#### Stated exercise
Beneath this line are entries. Copy the range from the line with "Recreate this image" to the line with "import matplotlib.pyplot as plt", ends included, exactly; leave pictures out.

#### Stored records
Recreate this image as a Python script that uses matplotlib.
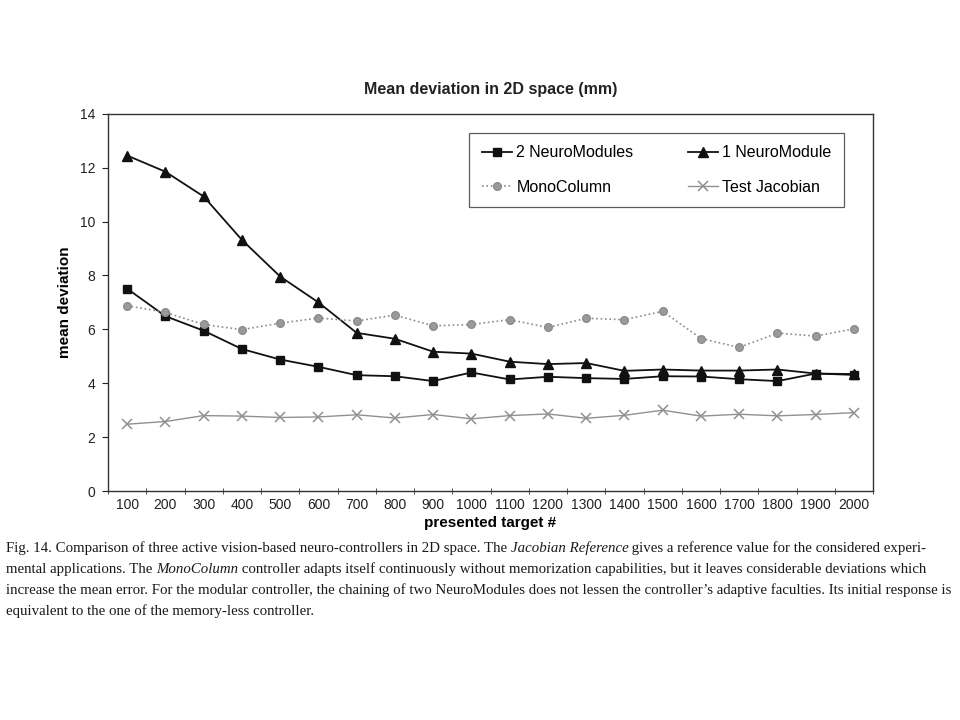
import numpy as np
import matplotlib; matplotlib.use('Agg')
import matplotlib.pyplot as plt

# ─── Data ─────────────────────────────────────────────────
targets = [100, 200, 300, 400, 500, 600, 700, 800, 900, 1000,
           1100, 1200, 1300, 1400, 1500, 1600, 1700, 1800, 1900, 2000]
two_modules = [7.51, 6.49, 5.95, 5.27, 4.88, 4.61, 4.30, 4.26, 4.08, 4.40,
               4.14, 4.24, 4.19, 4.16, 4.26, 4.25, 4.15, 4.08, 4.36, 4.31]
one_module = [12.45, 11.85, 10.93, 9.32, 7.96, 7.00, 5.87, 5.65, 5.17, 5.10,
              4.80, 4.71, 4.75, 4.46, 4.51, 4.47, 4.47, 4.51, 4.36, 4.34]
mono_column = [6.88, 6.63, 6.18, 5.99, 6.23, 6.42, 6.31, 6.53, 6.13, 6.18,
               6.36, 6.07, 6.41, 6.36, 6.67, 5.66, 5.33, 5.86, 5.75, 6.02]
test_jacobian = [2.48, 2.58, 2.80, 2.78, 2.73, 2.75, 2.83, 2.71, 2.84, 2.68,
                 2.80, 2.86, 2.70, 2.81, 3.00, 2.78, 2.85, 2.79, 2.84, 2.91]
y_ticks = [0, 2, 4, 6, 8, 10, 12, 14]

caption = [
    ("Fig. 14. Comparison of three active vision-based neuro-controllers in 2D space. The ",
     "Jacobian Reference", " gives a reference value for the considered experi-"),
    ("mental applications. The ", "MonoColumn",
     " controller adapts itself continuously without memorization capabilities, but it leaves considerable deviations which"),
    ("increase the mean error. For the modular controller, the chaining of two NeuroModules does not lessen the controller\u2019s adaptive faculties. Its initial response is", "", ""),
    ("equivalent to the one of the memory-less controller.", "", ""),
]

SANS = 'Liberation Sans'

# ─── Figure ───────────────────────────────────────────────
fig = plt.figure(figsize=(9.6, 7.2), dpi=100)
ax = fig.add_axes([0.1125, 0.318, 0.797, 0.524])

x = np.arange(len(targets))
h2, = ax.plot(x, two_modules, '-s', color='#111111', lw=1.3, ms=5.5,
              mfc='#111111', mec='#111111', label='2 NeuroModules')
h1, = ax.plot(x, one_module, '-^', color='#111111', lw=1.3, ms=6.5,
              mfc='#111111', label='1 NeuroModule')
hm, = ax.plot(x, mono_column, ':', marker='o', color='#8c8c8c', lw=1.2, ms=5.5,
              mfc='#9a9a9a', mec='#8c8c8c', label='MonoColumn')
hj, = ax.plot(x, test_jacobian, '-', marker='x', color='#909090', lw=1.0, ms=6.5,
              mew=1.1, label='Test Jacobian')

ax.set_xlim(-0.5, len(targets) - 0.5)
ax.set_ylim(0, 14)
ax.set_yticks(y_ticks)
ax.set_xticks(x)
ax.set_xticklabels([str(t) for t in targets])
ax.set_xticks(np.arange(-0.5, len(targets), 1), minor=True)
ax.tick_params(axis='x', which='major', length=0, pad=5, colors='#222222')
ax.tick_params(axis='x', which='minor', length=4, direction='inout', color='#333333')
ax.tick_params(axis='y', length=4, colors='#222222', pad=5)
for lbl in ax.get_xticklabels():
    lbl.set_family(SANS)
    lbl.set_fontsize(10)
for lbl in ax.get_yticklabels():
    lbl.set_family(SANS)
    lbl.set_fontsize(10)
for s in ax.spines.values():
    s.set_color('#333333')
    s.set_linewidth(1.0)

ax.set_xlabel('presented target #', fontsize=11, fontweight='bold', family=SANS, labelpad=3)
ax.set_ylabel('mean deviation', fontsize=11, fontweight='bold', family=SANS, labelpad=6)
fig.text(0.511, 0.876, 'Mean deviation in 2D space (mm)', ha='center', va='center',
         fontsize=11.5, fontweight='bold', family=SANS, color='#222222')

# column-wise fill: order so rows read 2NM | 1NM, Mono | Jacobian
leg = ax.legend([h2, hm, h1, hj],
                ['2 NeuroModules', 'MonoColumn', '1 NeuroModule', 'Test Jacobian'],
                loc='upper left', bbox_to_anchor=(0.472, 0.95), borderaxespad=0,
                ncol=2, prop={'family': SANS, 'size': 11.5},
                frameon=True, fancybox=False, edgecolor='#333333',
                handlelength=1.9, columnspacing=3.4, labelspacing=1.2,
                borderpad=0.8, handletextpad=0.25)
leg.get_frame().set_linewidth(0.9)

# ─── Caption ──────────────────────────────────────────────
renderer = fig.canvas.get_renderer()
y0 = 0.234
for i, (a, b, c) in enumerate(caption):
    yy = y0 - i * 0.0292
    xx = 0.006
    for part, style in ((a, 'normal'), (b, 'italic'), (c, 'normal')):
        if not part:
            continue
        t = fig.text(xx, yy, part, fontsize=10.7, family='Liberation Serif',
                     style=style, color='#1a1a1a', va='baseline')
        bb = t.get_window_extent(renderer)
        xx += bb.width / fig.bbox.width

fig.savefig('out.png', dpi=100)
---
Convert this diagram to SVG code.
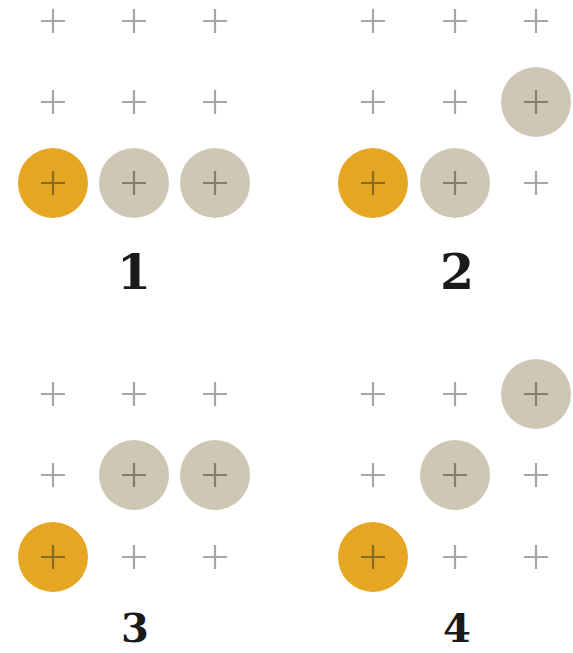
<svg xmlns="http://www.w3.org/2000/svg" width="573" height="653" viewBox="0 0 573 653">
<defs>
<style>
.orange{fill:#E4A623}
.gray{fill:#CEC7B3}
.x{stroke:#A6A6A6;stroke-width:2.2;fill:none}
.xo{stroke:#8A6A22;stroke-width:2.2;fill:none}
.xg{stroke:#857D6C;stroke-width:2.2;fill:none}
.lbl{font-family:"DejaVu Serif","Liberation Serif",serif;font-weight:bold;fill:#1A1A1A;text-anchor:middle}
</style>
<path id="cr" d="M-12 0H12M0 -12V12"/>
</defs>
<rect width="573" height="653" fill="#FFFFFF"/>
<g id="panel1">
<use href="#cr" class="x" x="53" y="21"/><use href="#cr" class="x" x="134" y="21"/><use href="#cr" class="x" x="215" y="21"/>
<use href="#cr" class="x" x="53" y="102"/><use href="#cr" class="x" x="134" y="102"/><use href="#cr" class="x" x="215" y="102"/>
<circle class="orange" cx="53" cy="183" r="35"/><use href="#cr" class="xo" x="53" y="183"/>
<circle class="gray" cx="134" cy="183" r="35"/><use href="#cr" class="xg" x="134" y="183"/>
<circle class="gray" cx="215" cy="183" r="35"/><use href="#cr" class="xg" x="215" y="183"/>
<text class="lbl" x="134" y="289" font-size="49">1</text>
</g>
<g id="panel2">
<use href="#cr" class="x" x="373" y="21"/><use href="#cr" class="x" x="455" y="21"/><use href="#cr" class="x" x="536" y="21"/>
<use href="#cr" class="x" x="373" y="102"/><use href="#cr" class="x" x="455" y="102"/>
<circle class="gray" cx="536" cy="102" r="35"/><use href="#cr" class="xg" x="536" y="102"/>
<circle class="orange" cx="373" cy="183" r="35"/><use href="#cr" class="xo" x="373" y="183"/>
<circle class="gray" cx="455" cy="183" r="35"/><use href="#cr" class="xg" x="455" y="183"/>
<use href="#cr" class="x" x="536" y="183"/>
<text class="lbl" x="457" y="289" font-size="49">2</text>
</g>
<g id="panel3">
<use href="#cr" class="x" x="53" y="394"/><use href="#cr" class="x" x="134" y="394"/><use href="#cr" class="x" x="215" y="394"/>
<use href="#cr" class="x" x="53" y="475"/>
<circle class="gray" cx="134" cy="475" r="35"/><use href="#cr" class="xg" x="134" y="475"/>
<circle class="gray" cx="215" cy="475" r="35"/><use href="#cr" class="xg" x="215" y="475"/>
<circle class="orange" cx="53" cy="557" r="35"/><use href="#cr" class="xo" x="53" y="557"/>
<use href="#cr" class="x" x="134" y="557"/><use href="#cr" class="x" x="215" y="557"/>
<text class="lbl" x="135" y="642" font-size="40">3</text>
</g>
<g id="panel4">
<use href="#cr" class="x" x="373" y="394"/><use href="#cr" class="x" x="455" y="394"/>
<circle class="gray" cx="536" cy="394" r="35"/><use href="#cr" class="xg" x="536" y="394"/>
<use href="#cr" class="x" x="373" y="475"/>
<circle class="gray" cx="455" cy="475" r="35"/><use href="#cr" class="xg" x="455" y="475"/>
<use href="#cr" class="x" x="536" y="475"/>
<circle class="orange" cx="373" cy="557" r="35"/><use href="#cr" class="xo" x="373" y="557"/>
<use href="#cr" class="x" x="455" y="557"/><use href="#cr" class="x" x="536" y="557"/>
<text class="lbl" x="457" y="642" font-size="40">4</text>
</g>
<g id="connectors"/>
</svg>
--
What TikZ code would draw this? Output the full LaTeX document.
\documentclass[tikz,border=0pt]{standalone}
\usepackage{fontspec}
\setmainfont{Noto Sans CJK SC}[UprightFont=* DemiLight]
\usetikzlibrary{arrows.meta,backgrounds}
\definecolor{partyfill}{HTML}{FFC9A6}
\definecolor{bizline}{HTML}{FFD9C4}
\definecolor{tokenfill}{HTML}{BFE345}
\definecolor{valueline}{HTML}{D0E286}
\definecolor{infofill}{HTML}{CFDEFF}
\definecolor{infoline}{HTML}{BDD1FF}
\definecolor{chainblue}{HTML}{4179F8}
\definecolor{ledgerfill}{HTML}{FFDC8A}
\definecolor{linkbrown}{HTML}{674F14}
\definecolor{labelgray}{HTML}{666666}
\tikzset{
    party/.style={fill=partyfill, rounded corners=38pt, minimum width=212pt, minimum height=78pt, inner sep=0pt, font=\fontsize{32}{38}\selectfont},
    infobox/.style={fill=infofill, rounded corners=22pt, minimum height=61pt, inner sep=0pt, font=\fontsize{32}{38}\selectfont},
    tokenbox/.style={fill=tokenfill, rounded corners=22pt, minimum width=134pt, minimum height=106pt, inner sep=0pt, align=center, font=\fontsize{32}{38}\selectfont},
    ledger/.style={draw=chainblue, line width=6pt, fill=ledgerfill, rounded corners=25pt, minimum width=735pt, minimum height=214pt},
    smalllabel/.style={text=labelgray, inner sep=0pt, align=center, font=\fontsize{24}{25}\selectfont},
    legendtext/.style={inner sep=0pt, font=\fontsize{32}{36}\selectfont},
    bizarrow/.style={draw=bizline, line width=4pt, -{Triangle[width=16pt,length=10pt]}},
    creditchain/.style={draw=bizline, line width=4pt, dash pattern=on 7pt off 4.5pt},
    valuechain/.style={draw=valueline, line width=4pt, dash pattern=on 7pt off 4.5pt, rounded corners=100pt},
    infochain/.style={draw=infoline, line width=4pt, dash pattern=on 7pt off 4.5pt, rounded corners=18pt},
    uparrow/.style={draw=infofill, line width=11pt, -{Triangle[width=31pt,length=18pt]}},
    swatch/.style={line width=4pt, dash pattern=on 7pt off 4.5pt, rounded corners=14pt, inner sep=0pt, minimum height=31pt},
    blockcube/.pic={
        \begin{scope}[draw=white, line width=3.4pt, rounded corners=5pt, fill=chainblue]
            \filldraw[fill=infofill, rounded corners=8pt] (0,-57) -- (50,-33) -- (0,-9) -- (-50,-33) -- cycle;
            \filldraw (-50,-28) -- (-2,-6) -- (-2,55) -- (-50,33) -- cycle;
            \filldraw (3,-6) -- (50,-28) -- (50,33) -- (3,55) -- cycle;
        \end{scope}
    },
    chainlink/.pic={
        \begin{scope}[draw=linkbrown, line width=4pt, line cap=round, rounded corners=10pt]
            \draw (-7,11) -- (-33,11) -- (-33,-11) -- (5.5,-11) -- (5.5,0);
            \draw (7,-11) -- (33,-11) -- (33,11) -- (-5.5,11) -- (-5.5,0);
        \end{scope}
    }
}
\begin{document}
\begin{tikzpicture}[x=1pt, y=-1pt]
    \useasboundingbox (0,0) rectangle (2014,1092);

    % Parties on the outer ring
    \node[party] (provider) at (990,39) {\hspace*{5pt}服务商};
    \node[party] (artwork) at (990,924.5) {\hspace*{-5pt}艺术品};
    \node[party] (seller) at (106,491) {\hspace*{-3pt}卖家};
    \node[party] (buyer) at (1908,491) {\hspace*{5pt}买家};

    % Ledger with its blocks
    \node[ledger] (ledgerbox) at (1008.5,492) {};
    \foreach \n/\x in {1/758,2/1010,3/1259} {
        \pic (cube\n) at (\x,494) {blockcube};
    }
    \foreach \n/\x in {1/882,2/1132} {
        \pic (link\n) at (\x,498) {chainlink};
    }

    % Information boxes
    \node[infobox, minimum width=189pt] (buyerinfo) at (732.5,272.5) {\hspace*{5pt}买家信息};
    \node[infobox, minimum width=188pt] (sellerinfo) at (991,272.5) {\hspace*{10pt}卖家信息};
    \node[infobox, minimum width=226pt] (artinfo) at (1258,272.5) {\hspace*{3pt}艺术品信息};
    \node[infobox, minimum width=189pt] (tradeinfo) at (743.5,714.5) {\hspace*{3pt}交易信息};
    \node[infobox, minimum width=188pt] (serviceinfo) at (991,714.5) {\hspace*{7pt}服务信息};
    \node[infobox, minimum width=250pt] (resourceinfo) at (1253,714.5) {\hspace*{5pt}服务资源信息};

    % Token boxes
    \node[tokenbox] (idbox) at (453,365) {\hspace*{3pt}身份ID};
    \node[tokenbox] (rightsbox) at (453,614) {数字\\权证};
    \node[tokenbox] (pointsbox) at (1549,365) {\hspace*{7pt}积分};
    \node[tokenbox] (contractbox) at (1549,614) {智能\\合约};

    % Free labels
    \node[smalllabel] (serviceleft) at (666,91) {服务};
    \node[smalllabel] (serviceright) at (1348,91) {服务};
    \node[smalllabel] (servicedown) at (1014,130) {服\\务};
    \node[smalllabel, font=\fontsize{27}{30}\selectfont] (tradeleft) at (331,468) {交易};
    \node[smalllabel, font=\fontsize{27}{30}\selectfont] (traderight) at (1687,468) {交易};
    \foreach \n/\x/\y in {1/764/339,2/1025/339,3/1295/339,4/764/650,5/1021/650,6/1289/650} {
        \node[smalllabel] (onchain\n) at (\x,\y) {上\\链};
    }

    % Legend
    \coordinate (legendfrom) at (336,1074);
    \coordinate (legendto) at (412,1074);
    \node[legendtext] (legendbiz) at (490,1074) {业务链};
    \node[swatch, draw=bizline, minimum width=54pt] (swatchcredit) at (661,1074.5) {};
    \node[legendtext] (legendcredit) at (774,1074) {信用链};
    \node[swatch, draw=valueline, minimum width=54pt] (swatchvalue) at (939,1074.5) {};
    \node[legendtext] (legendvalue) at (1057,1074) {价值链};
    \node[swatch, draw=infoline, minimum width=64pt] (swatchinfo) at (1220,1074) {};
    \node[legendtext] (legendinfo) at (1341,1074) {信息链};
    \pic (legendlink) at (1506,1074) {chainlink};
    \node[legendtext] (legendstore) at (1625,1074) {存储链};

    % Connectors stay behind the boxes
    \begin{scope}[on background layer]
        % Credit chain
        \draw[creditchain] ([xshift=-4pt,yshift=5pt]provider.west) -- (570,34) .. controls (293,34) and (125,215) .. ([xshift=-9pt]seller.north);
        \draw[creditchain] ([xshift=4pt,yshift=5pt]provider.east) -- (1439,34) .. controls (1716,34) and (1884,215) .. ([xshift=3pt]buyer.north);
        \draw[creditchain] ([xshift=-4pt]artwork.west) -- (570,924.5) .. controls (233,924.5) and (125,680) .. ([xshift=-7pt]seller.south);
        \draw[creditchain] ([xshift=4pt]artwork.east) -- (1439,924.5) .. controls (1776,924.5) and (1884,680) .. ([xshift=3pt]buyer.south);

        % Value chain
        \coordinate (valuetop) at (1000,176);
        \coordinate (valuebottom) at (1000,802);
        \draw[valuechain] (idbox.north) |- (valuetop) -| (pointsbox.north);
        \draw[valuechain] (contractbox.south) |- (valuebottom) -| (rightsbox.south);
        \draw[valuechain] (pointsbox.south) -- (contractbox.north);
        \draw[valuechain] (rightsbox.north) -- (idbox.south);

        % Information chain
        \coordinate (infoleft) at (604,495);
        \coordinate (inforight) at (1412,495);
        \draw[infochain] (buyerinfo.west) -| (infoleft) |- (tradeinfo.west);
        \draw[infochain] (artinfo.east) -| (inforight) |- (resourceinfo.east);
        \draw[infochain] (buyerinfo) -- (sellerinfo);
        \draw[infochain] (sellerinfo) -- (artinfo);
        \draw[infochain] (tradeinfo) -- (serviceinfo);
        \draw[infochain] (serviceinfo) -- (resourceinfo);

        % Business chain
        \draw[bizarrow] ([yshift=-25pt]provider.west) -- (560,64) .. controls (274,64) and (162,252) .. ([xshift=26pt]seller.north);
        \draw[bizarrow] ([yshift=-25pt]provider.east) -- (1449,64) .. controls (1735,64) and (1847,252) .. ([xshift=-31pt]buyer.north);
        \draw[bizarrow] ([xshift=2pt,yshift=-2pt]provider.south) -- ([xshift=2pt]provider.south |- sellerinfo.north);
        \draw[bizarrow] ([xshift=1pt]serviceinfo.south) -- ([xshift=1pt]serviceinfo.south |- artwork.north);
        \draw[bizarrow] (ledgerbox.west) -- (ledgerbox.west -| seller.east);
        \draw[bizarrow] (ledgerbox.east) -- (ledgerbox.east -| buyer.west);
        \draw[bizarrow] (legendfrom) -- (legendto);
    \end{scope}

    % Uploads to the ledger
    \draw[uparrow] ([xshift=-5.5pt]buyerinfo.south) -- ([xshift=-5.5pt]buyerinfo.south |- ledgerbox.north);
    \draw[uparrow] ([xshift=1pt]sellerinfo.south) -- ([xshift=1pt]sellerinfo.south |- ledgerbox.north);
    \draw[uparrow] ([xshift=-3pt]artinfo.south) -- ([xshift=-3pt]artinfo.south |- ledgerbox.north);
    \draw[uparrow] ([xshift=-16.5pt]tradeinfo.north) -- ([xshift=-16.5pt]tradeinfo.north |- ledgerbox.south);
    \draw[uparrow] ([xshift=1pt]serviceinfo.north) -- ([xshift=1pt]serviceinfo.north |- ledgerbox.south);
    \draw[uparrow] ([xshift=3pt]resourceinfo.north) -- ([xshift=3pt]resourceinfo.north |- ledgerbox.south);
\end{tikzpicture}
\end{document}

#### In response
Recreate this image as a Python script that uses matplotlib.
import numpy as np
import matplotlib; matplotlib.use('Agg')
import matplotlib.pyplot as plt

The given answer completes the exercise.